--- BEGIN GIVEN MATERIAL ---
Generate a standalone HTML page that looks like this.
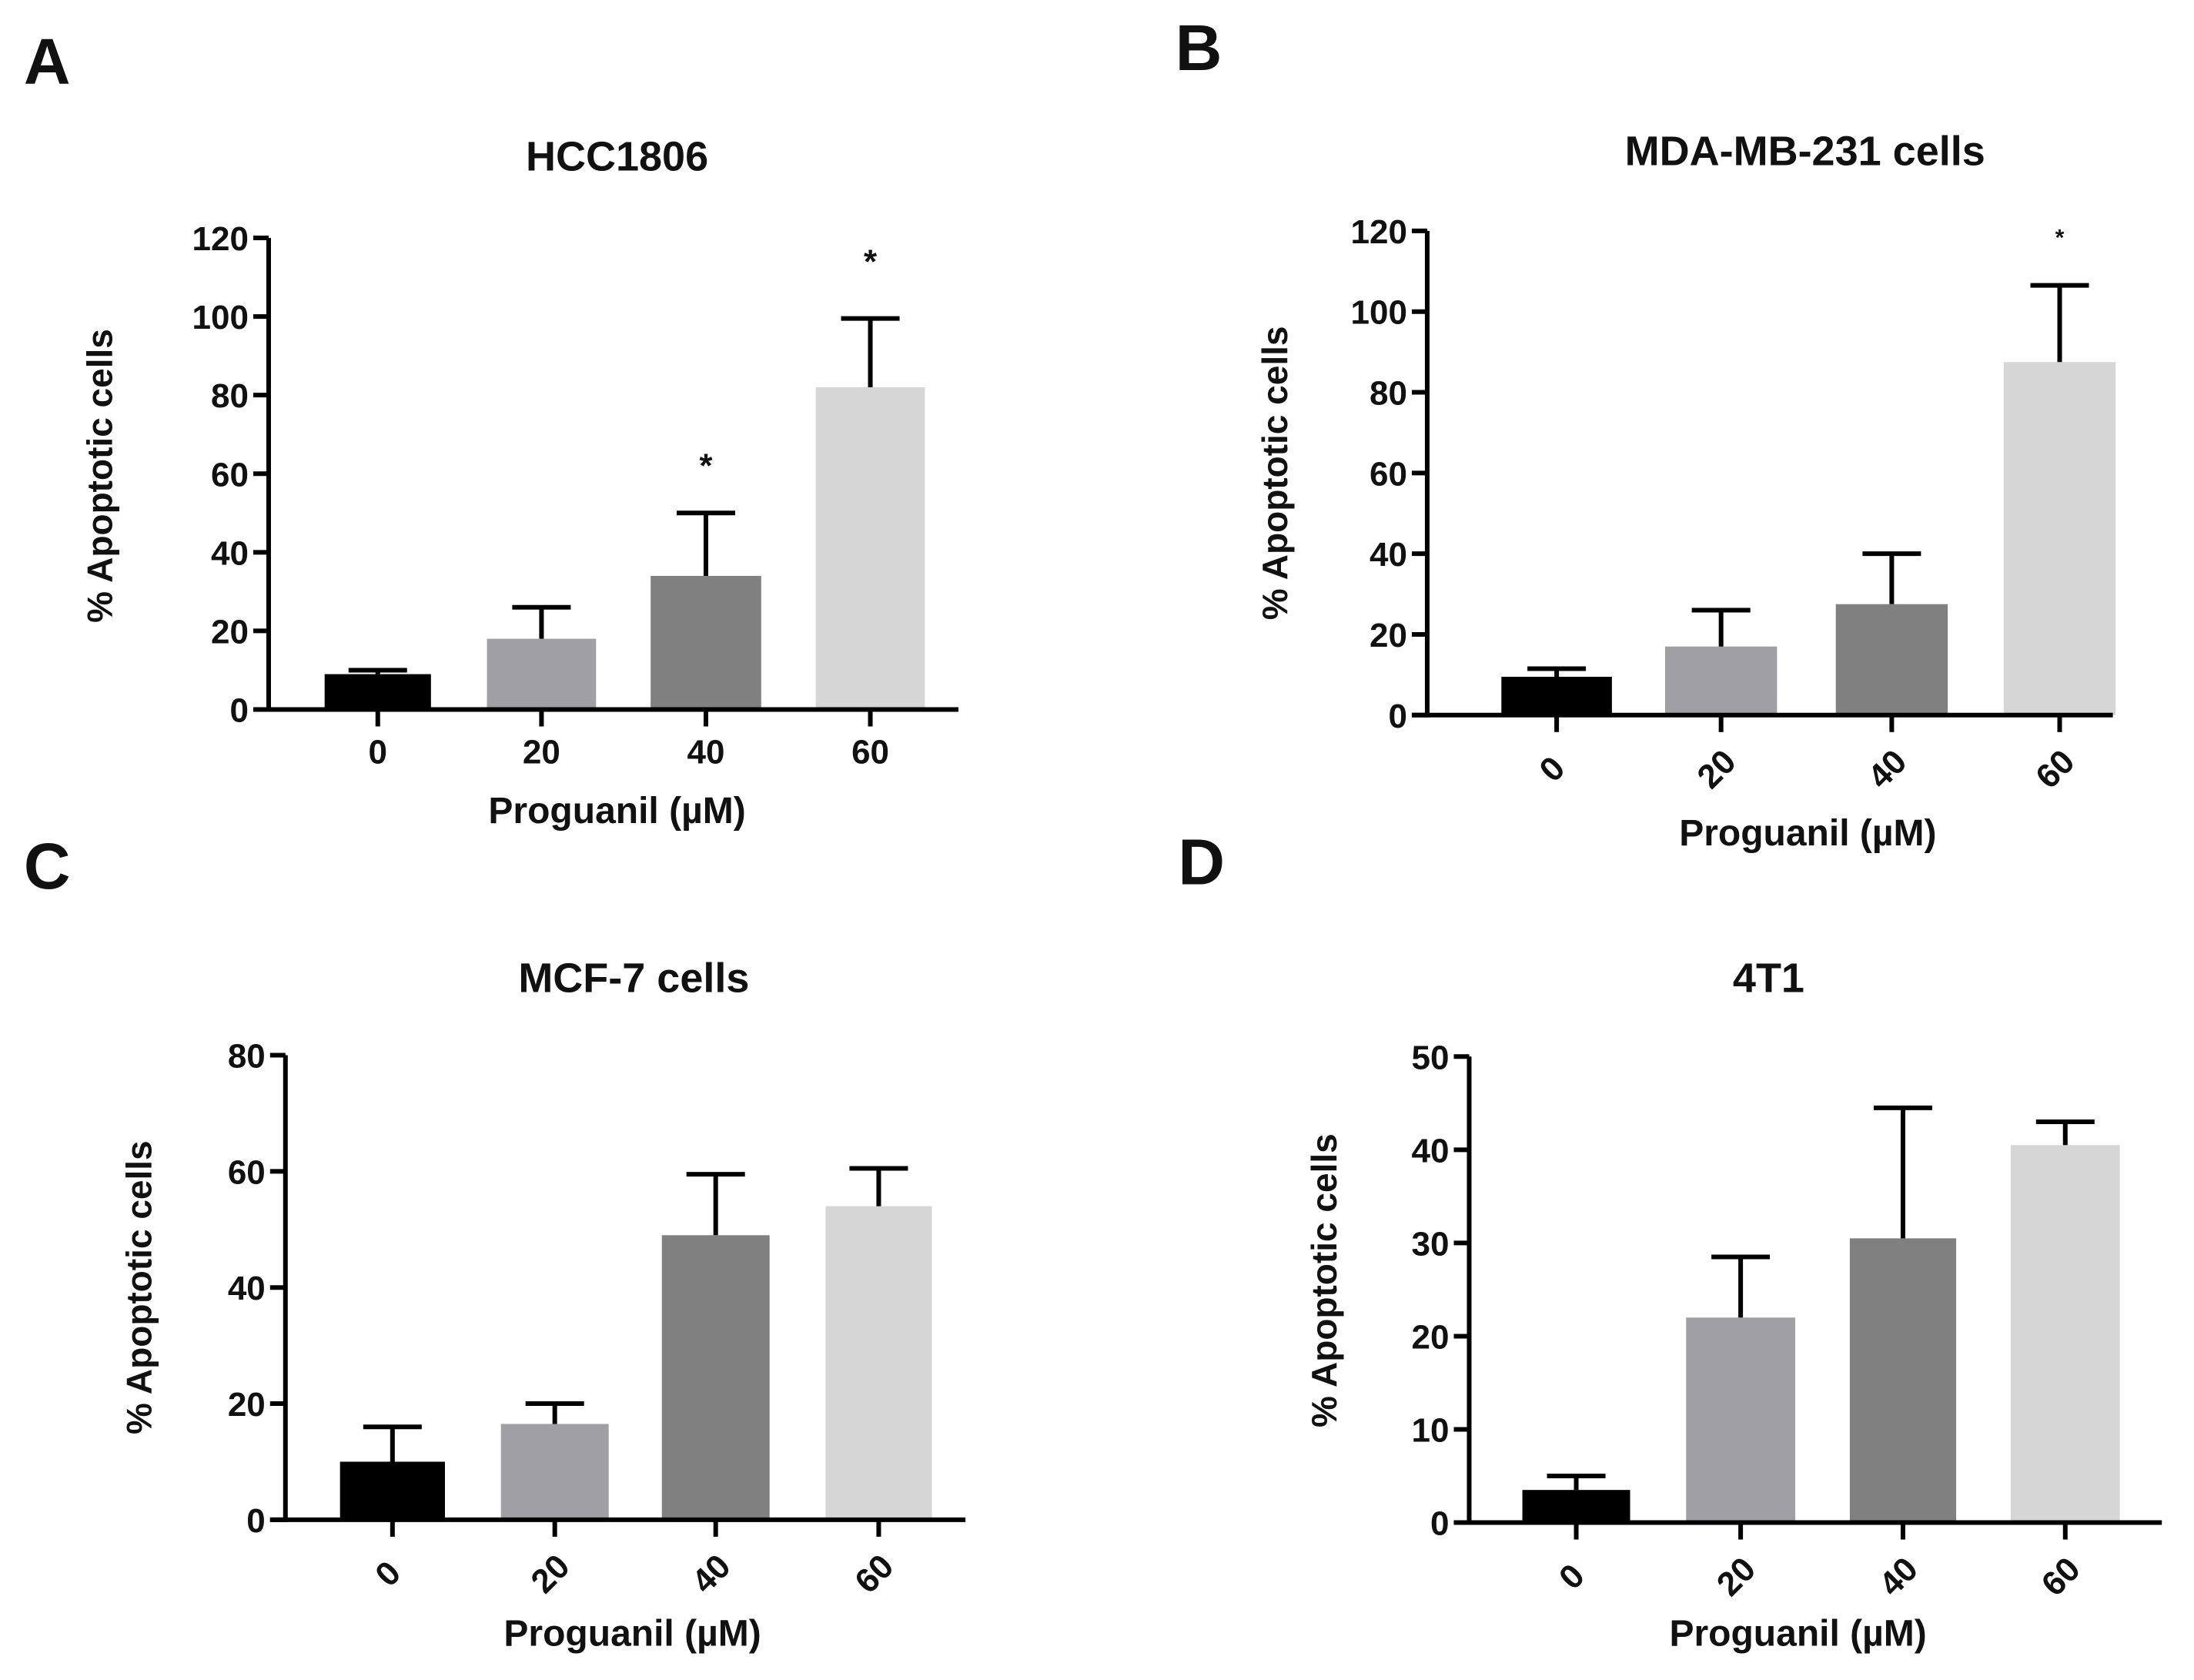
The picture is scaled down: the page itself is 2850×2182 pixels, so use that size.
<!DOCTYPE html>
<html><head><meta charset="utf-8"><style>
html,body{margin:0;padding:0;background:#fff}
svg{display:block}
text{font-family:"Liberation Sans",Arial,sans-serif;font-weight:bold;fill:#111}
</style></head><body>
<svg id="fig" width="2850" height="2182" viewBox="0 0 2850 2182" xmlns="http://www.w3.org/2000/svg"></svg>
<script>
// ---- data ----
const categories = ["0", "20", "40", "60"];
const valuesA = [9, 18, 34, 82];
const errorsA = [10, 26, 50, 99.5];
const valuesB = [9.5, 17, 27.5, 87.5];
const errorsB = [11.5, 26, 40, 106.5];
const valuesC = [10, 16.5, 49, 54];
const errorsC = [16, 20, 59.5, 60.5];
const valuesD = [3.5, 22, 30.5, 40.5];
const errorsD = [5, 28.5, 44.5, 43];
const ticksA = [0, 20, 40, 60, 80, 100, 120];
const ticksB = [0, 20, 40, 60, 80, 100, 120];
const ticksC = [0, 20, 40, 60, 80];
const ticksD = [0, 10, 20, 30, 40, 50];
const starsA = [null, null, 63, 115];
const starsB = [null, null, null, 119];
const colors = ["#000000", "#a0a0a4", "#808080", "#d6d6d6"];

const S = 2850 / 1568;
const NS = "http://www.w3.org/2000/svg";
const svg = document.getElementById("fig");
function mk(tag, attrs, parent, txt) {
  const e = document.createElementNS(NS, tag);
  for (const k in attrs) e.setAttribute(k, attrs[k]);
  if (txt !== undefined) e.textContent = txt;
  (parent || svg).appendChild(e);
  return e;
}

const panels = [
  {id:"a", letter:"A", lx:17, ly:60, title:"HCC1806", tx:441, ty:122, ax:192, y0:507, yTop:170, max:120, xEnd:685,
   bars:[[232,308],[348,426],[465,544],[583,661]], vals:valuesA, errs:errorsA, ticks:ticksA, stars:starsA, starSize:44,
   rot:false, xlx:441, xly:588, ylx:80, yly:340},
  {id:"b", letter:"B", lx:840, ly:50, title:"MDA-MB-231 cells", tx:1290, ty:118, ax:1020, y0:511, yTop:165, max:120, xEnd:1510,
   bars:[[1073,1152],[1190,1270],[1312,1392],[1432,1512]], vals:valuesB, errs:errorsB, ticks:ticksB, stars:starsB, starSize:30,
   rot:true, xlx:1292, xly:604, ylx:920, yly:338},
  {id:"c", letter:"C", lx:17, ly:635, title:"MCF-7 cells", tx:453, ty:709, ax:204, y0:1086, yTop:754, max:80, xEnd:690,
   bars:[[243,318],[358,435],[473,550],[590,666]], vals:valuesC, errs:errorsC, ticks:ticksC, stars:[null,null,null,null], starSize:40,
   rot:true, xlx:452, xly:1176, ylx:108, yly:920},
  {id:"d", letter:"D", lx:842, ly:632, title:"4T1", tx:1264, ty:709, ax:1050, y0:1088, yTop:755, max:50, xEnd:1545,
   bars:[[1088,1165],[1205,1283],[1322,1398],[1437,1515]], vals:valuesD, errs:errorsD, ticks:ticksD, stars:[null,null,null,null], starSize:40,
   rot:true, xlx:1285, xly:1176, ylx:955, yly:915}
];

panels.forEach(p => {
  const g = mk("g", {});
  
  
  const yScale = v => (p.y0 - (p.y0 - p.yTop) * v / p.max) * S;
  const yBase = p.y0 * S;
  const axX = p.ax * S;

  const L = mk("text", {x:p.lx*S, y:p.ly*S, "font-size":84}, g, p.letter);
  
  

  const T = mk("text", {x:p.tx*S, y:p.ty*S, "font-size":54, "text-anchor":"middle"}, g, p.title);
  
  

  p.vals.forEach((v, i) => {
    const x1 = p.bars[i][0]*S, x2 = p.bars[i][1]*S, cx = (x1+x2)/2;
    const r = mk("rect", {x:x1, y:yScale(v), width:x2-x1, height:yBase-yScale(v), fill:colors[i]}, g);
    
    
    const ye = yScale(p.errs[i]);
    const eb = mk("path", {d:`M${cx} ${yScale(v)} V${ye} M${cx-38} ${ye} H${cx+38}`, stroke:"#000", "stroke-width":6, fill:"none"}, g);
    
    
    if (p.stars[i] != null) {
      const st = mk("text", {x:cx, y:yScale(p.stars[i]) + p.starSize*0.45, "font-size":p.starSize, "text-anchor":"middle"}, g, "*");
      
      
    }
    const tk = mk("line", {x1:cx, y1:yBase, x2:cx, y2:yBase+22, stroke:"#000", "stroke-width":6}, g);
    
    
    let tl;
    if (p.rot) {
      const lx = cx - 6, ly = yBase + 70;
      tl = mk("text", {x:lx, y:ly+15, "font-size":44, "text-anchor":"middle", transform:`rotate(-45 ${lx} ${ly})`}, g, categories[i]);
    } else {
      tl = mk("text", {x:cx, y:yBase+70, "font-size":44, "text-anchor":"middle"}, g, categories[i]);
    }
    
    
  });

  const ya = mk("line", {x1:axX, y1:p.yTop*S, x2:axX, y2:yBase+3, stroke:"#000", "stroke-width":6}, g);
  
  
  const xa = mk("line", {x1:axX-20, y1:yBase, x2:p.xEnd*S, y2:yBase, stroke:"#000", "stroke-width":6}, g);
  
  
  p.ticks.forEach(t => {
    const y = yScale(t);
    const tk = mk("line", {x1:axX-20, y1:y, x2:axX, y2:y, stroke:"#000", "stroke-width":6}, g);
    
    
    const tl = mk("text", {x:axX-26, y:y+16, "font-size":44, "text-anchor":"end"}, g, String(t));
    
    
  });

  const xl = mk("text", {x:p.xlx*S, y:p.xly*S, "font-size":48, "text-anchor":"middle"}, g, "Proguanil (µM)");
  
  
  const ylx = p.ylx*S, yly = p.yly*S;
  const yl = mk("text", {x:ylx, y:yly, "font-size":46, "text-anchor":"middle", transform:`rotate(-90 ${ylx} ${yly})`}, g, "% Apoptotic cells");
  
  
});
</script>
</body></html>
--- END GIVEN MATERIAL ---
= EXERCISE INSTRUCTIONS =
Set the listing down in full and exactly. Pictures within it should not appear in the copy.

= RESULT OF THE TASK =
Generate a standalone HTML page that looks like this.
The picture is scaled down: the page itself is 2850×2182 pixels, so use that size.
<!DOCTYPE html>
<html><head><meta charset="utf-8"><style>
html,body{margin:0;padding:0;background:#fff}
svg{display:block}
text{font-family:"Liberation Sans",Arial,sans-serif;font-weight:bold;fill:#111}
</style></head><body>
<svg id="fig" width="2850" height="2182" viewBox="0 0 2850 2182" xmlns="http://www.w3.org/2000/svg"></svg>
<script>
// ---- data ----
const categories = ["0", "20", "40", "60"];
const valuesA = [9, 18, 34, 82];
const errorsA = [10, 26, 50, 99.5];
const valuesB = [9.5, 17, 27.5, 87.5];
const errorsB = [11.5, 26, 40, 106.5];
const valuesC = [10, 16.5, 49, 54];
const errorsC = [16, 20, 59.5, 60.5];
const valuesD = [3.5, 22, 30.5, 40.5];
const errorsD = [5, 28.5, 44.5, 43];
const ticksA = [0, 20, 40, 60, 80, 100, 120];
const ticksB = [0, 20, 40, 60, 80, 100, 120];
const ticksC = [0, 20, 40, 60, 80];
const ticksD = [0, 10, 20, 30, 40, 50];
const starsA = [null, null, 63, 115];
const starsB = [null, null, null, 119];
const colors = ["#000000", "#a0a0a4", "#808080", "#d6d6d6"];

const S = 2850 / 1568;
const NS = "http://www.w3.org/2000/svg";
const svg = document.getElementById("fig");
function mk(tag, attrs, parent, txt) {
  const e = document.createElementNS(NS, tag);
  for (const k in attrs) e.setAttribute(k, attrs[k]);
  if (txt !== undefined) e.textContent = txt;
  (parent || svg).appendChild(e);
  return e;
}

const panels = [
  {id:"a", letter:"A", lx:17, ly:60, title:"HCC1806", tx:441, ty:122, ax:192, y0:507, yTop:170, max:120, xEnd:685,
   bars:[[232,308],[348,426],[465,544],[583,661]], vals:valuesA, errs:errorsA, ticks:ticksA, stars:starsA, starSize:44,
   rot:false, xlx:441, xly:588, ylx:80, yly:340},
  {id:"b", letter:"B", lx:840, ly:50, title:"MDA-MB-231 cells", tx:1290, ty:118, ax:1020, y0:511, yTop:165, max:120, xEnd:1510,
   bars:[[1073,1152],[1190,1270],[1312,1392],[1432,1512]], vals:valuesB, errs:errorsB, ticks:ticksB, stars:starsB, starSize:30,
   rot:true, xlx:1292, xly:604, ylx:920, yly:338},
  {id:"c", letter:"C", lx:17, ly:635, title:"MCF-7 cells", tx:453, ty:709, ax:204, y0:1086, yTop:754, max:80, xEnd:690,
   bars:[[243,318],[358,435],[473,550],[590,666]], vals:valuesC, errs:errorsC, ticks:ticksC, stars:[null,null,null,null], starSize:40,
   rot:true, xlx:452, xly:1176, ylx:108, yly:920},
  {id:"d", letter:"D", lx:842, ly:632, title:"4T1", tx:1264, ty:709, ax:1050, y0:1088, yTop:755, max:50, xEnd:1545,
   bars:[[1088,1165],[1205,1283],[1322,1398],[1437,1515]], vals:valuesD, errs:errorsD, ticks:ticksD, stars:[null,null,null,null], starSize:40,
   rot:true, xlx:1285, xly:1176, ylx:955, yly:915}
];

panels.forEach(p => {
  const g = mk("g", {});
  
  
  const yScale = v => (p.y0 - (p.y0 - p.yTop) * v / p.max) * S;
  const yBase = p.y0 * S;
  const axX = p.ax * S;

  const L = mk("text", {x:p.lx*S, y:p.ly*S, "font-size":84}, g, p.letter);
  
  

  const T = mk("text", {x:p.tx*S, y:p.ty*S, "font-size":54, "text-anchor":"middle"}, g, p.title);
  
  

  p.vals.forEach((v, i) => {
    const x1 = p.bars[i][0]*S, x2 = p.bars[i][1]*S, cx = (x1+x2)/2;
    const r = mk("rect", {x:x1, y:yScale(v), width:x2-x1, height:yBase-yScale(v), fill:colors[i]}, g);
    
    
    const ye = yScale(p.errs[i]);
    const eb = mk("path", {d:`M${cx} ${yScale(v)} V${ye} M${cx-38} ${ye} H${cx+38}`, stroke:"#000", "stroke-width":6, fill:"none"}, g);
    
    
    if (p.stars[i] != null) {
      const st = mk("text", {x:cx, y:yScale(p.stars[i]) + p.starSize*0.45, "font-size":p.starSize, "text-anchor":"middle"}, g, "*");
      
      
    }
    const tk = mk("line", {x1:cx, y1:yBase, x2:cx, y2:yBase+22, stroke:"#000", "stroke-width":6}, g);
    
    
    let tl;
    if (p.rot) {
      const lx = cx - 6, ly = yBase + 70;
      tl = mk("text", {x:lx, y:ly+15, "font-size":44, "text-anchor":"middle", transform:`rotate(-45 ${lx} ${ly})`}, g, categories[i]);
    } else {
      tl = mk("text", {x:cx, y:yBase+70, "font-size":44, "text-anchor":"middle"}, g, categories[i]);
    }
    
    
  });

  const ya = mk("line", {x1:axX, y1:p.yTop*S, x2:axX, y2:yBase+3, stroke:"#000", "stroke-width":6}, g);
  
  
  const xa = mk("line", {x1:axX-20, y1:yBase, x2:p.xEnd*S, y2:yBase, stroke:"#000", "stroke-width":6}, g);
  
  
  p.ticks.forEach(t => {
    const y = yScale(t);
    const tk = mk("line", {x1:axX-20, y1:y, x2:axX, y2:y, stroke:"#000", "stroke-width":6}, g);
    
    
    const tl = mk("text", {x:axX-26, y:y+16, "font-size":44, "text-anchor":"end"}, g, String(t));
    
    
  });

  const xl = mk("text", {x:p.xlx*S, y:p.xly*S, "font-size":48, "text-anchor":"middle"}, g, "Proguanil (µM)");
  
  
  const ylx = p.ylx*S, yly = p.yly*S;
  const yl = mk("text", {x:ylx, y:yly, "font-size":46, "text-anchor":"middle", transform:`rotate(-90 ${ylx} ${yly})`}, g, "% Apoptotic cells");
  
  
});
</script>
</body></html>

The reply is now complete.